TASK DESCRIPTION:
Can you reproduce the data beneath, keeping every line exact?

DATA EXCERPT:
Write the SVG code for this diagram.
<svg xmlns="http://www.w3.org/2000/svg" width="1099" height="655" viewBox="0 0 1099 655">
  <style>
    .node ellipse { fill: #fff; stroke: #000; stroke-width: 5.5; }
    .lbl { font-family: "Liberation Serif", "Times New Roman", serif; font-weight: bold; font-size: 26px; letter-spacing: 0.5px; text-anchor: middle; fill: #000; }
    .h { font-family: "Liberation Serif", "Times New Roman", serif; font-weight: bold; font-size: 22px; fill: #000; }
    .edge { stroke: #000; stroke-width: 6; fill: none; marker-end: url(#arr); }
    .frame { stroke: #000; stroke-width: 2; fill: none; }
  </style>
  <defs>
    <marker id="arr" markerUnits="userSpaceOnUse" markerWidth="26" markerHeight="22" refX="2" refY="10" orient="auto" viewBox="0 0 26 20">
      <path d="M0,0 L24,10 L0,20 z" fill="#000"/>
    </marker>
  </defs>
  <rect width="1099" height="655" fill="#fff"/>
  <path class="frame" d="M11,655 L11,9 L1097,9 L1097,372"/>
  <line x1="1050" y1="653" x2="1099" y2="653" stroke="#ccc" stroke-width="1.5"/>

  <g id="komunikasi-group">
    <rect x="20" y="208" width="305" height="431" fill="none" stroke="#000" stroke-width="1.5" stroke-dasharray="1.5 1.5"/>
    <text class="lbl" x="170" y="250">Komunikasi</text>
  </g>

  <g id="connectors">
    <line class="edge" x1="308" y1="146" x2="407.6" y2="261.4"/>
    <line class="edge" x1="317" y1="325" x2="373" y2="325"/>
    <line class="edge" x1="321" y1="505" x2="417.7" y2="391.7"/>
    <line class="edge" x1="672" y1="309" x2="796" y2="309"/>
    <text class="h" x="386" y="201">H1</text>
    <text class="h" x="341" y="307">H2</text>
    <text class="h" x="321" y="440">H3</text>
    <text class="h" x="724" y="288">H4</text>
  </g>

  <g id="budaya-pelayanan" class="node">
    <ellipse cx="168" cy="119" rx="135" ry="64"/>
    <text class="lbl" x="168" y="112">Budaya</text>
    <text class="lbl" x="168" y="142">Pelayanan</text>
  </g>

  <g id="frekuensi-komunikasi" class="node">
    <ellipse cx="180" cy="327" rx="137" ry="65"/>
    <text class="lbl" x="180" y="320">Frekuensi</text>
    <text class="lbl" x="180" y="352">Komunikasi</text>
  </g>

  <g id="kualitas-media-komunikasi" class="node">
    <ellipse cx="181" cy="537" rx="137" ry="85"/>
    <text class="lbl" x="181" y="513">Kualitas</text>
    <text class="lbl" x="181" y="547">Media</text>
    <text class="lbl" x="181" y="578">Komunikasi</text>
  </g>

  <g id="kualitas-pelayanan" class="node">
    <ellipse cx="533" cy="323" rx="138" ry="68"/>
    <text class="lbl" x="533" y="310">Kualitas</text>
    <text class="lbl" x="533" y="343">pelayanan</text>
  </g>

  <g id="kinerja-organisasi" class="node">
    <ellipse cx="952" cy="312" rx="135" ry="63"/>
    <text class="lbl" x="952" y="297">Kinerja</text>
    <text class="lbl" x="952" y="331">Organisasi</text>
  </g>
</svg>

RESPONSE FOR THIS EXERCISE:
Write the SVG code for this diagram.
<svg xmlns="http://www.w3.org/2000/svg" width="1099" height="655" viewBox="0 0 1099 655">
  <style>
    .node ellipse { fill: #fff; stroke: #000; stroke-width: 5.5; }
    .lbl { font-family: "Liberation Serif", "Times New Roman", serif; font-weight: bold; font-size: 26px; letter-spacing: 0.5px; text-anchor: middle; fill: #000; }
    .h { font-family: "Liberation Serif", "Times New Roman", serif; font-weight: bold; font-size: 22px; fill: #000; }
    .edge { stroke: #000; stroke-width: 6; fill: none; marker-end: url(#arr); }
    .frame { stroke: #000; stroke-width: 2; fill: none; }
  </style>
  <defs>
    <marker id="arr" markerUnits="userSpaceOnUse" markerWidth="26" markerHeight="22" refX="2" refY="10" orient="auto" viewBox="0 0 26 20">
      <path d="M0,0 L24,10 L0,20 z" fill="#000"/>
    </marker>
  </defs>
  <rect width="1099" height="655" fill="#fff"/>
  <path class="frame" d="M11,655 L11,9 L1097,9 L1097,372"/>
  <line x1="1050" y1="653" x2="1099" y2="653" stroke="#ccc" stroke-width="1.5"/>

  <g id="komunikasi-group">
    <rect x="20" y="208" width="305" height="431" fill="none" stroke="#000" stroke-width="1.5" stroke-dasharray="1.5 1.5"/>
    <text class="lbl" x="170" y="250">Komunikasi</text>
  </g>

  <g id="connectors">
    <line class="edge" x1="308" y1="146" x2="407.6" y2="261.4"/>
    <line class="edge" x1="317" y1="325" x2="373" y2="325"/>
    <line class="edge" x1="321" y1="505" x2="417.7" y2="391.7"/>
    <line class="edge" x1="672" y1="309" x2="796" y2="309"/>
    <text class="h" x="386" y="201">H1</text>
    <text class="h" x="341" y="307">H2</text>
    <text class="h" x="321" y="440">H3</text>
    <text class="h" x="724" y="288">H4</text>
  </g>

  <g id="budaya-pelayanan" class="node">
    <ellipse cx="168" cy="119" rx="135" ry="64"/>
    <text class="lbl" x="168" y="112">Budaya</text>
    <text class="lbl" x="168" y="142">Pelayanan</text>
  </g>

  <g id="frekuensi-komunikasi" class="node">
    <ellipse cx="180" cy="327" rx="137" ry="65"/>
    <text class="lbl" x="180" y="320">Frekuensi</text>
    <text class="lbl" x="180" y="352">Komunikasi</text>
  </g>

  <g id="kualitas-media-komunikasi" class="node">
    <ellipse cx="181" cy="537" rx="137" ry="85"/>
    <text class="lbl" x="181" y="513">Kualitas</text>
    <text class="lbl" x="181" y="547">Media</text>
    <text class="lbl" x="181" y="578">Komunikasi</text>
  </g>

  <g id="kualitas-pelayanan" class="node">
    <ellipse cx="533" cy="323" rx="138" ry="68"/>
    <text class="lbl" x="533" y="310">Kualitas</text>
    <text class="lbl" x="533" y="343">pelayanan</text>
  </g>

  <g id="kinerja-organisasi" class="node">
    <ellipse cx="952" cy="312" rx="135" ry="63"/>
    <text class="lbl" x="952" y="297">Kinerja</text>
    <text class="lbl" x="952" y="331">Organisasi</text>
  </g>
</svg>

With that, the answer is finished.